Yahudi karşıtlığından farklı bir temelde, belki bir modern çağ yan etkisi sayılabilecek biçimde ortaya çıkan Antisemitik akımların doğuşunu, 19. yüzyıldan 20. yüzyıla dönülen çağ aralığındaki gelişmeleri ele alan; 20. yüzyılda sayısız insan hayatına malolacak, soykırım girişimlerine, katliamlara, toplumsal hezeyanlara kapı aralayacak, ardından siyonist şiddetle karşı dramlar yaratacak bir eşiği analiz eden Totolitarizmin Kaynakları başlıklı muazzam çalışmasında Hannah Arendt, Avrupa’da yeşeren, Avrupa’nın ırksal ve kültürel olarak üstünlüğünü ‘kanıtlayan’ teorilerin ve bunların yol açtığı totaliter sonuçların Avrupa’nın ya da beyaz göçmen kolonilerinin Asya, Afrika ve neredeyse bütün dünyada yarattığı ekonomik yayılmacılık ve sömürü sonucu ortaya çıktığını iddia eder.
Arendt’e göre, Avrupa’nın kendi kolonilerinde uyguladığı ırkçı teoriler, cebir ve zor kullanılarak gerçekleştirilen nüfus transferleri, soykırım öncesi katliamlar ve demokratik olmayan diğer bütün şiddet siyasalarının etkilerinin ve sonuçlarının Avrupa’ya aynı şekilde geri döndüğünü belirtir. Başka bir ifadeyle bu demokratik olmayan ve aşırı şiddete dayalı totaliter uygulamalar ve kolonyal politikalar, Avrupa’nın siyasal ve entelektüel kültürünü ziyadesiyle etkilemiştir.

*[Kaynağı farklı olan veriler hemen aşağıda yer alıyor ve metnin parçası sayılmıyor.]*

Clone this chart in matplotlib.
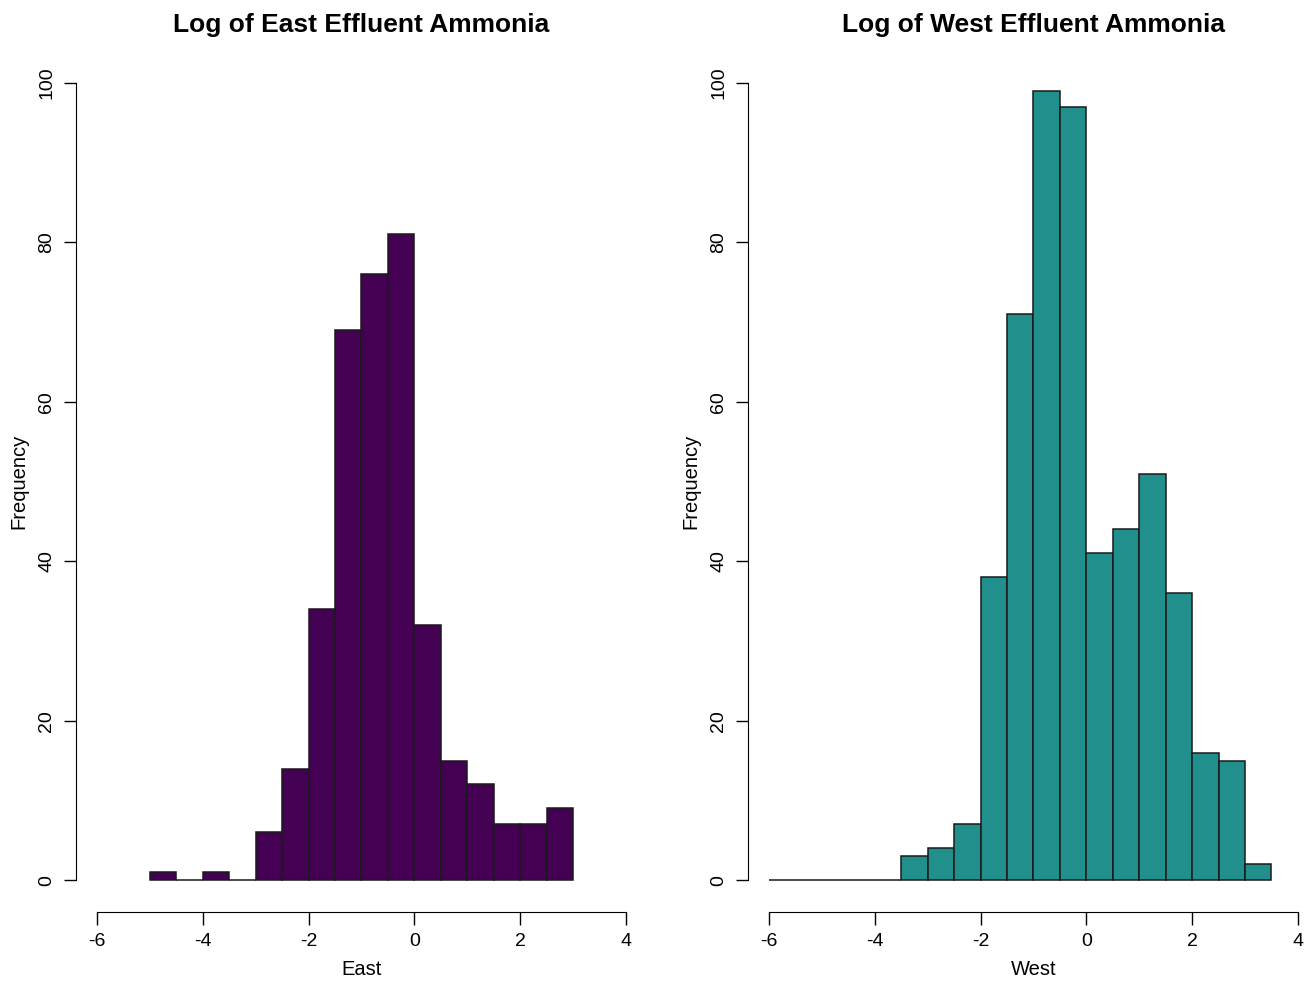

Bunun sonucunda Avrupa’da özellikle 1880’lerden sonra ırkçı teorilere ve düşüncelere teşne otoriter siyasi yönetimler güçlenmiştir. Arendt bu süreci “Bumerang etkisi” olarak tarif eder. Avrupa’nın kolonyal ve emperyal deneyimleri Avrupa coğrafyasında olası bütün korku dolu şiddet eylemlerine kapı aralayan bir durum yaratmıştır. Almanya’nın Afrika’daki kolonyal varlığı daha sonra tarih sahnesine çıkan Nazi elitlerinin yeşermesi ve çiçeklenmesi için en verimli toprakları teşkil etmiştir. Aslında Avrupa, kolonilerinde uyguladığı şiddetin de ötesine geçerek, bizatihi kendisi daha çok şiddetin varolduğu bir dünyaya dönüşmüştür. Dolayısıyla Arendt’e göre, totaliteryanizm, ırkçılık ve antisemitizm sadece Almanya’ya özgü değil bizatihi Avrupa’ya özgü olgulardır.